The research is designed to search for well-fit models for sub-daily rainfall data (skewed with long tail at the right) using single and mixed probability distribution functions and to evaluate the fitted models for predicting rainfall in ungauged catchments. The study used data from 1467 rainfall stations across the Australian continent and tested three commonly used probability distribution functions (Gamma, Lognormal and Weibull). Results show that none of the single distribution models are capable of modelling tail end rainfall totals (both low and high rainfall events). The predictions are, however, reasonably good for the gauges with high rainfall totals. In general, Gamma and Weibull models underestimate and Lognormal model overestimates extremely high rainfall events, and the Gamma and Weibull models overestimate and the Lognormal model underestimates low rainfall events. In comparison to a single probability model, all mixed models (e.g., G-L, G-W, W-L) produce better fit to historical rainfall data. The parameters obtained from the fitted model can be used to characterize rainfall across the region. The framework developed as a part of this study, could be used in generating sub-daily rainfall at ungauged locations. However, while generating data at ungauged locations using information from neighbouring stations, it is important to consider the distances of neighbouring stations and their intercorrelations. If the locations of the neighbours are far enough to invalidate their relation, the generating data may be misleading. For the rainfall gauges located at middle and south-west parts of Australia do not have neighbours close enough to generate reasonably valid rainfall data for a station. For other parts of Australia, the stations have close neighbours to interpolate the parameters to the ungauged locations form the gauged locations, and consequently, to generate data to ungauged locations.

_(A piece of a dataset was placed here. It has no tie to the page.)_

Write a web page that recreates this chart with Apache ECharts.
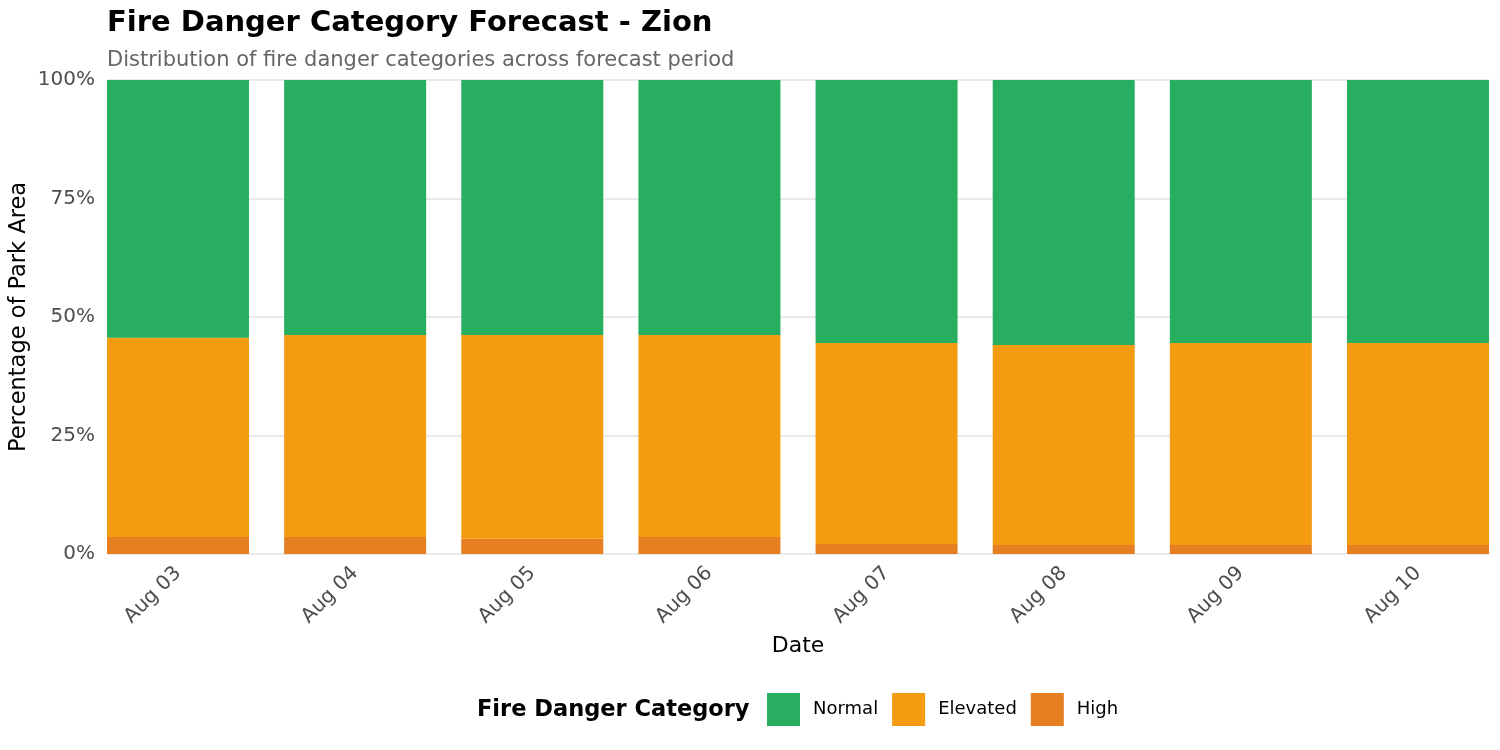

The research has developed a knowledge base to understand the probabilistic features of rainfall in Australia at finer timescale. The understanding may be transferred to the physical properties of rainfall that have implications in understanding catchment level hydrology, ecology and occurrence of extreme events. The model outputs can be used basic inputs in a wide range of environmental models. They may have applications in planning, design, and management of water resources.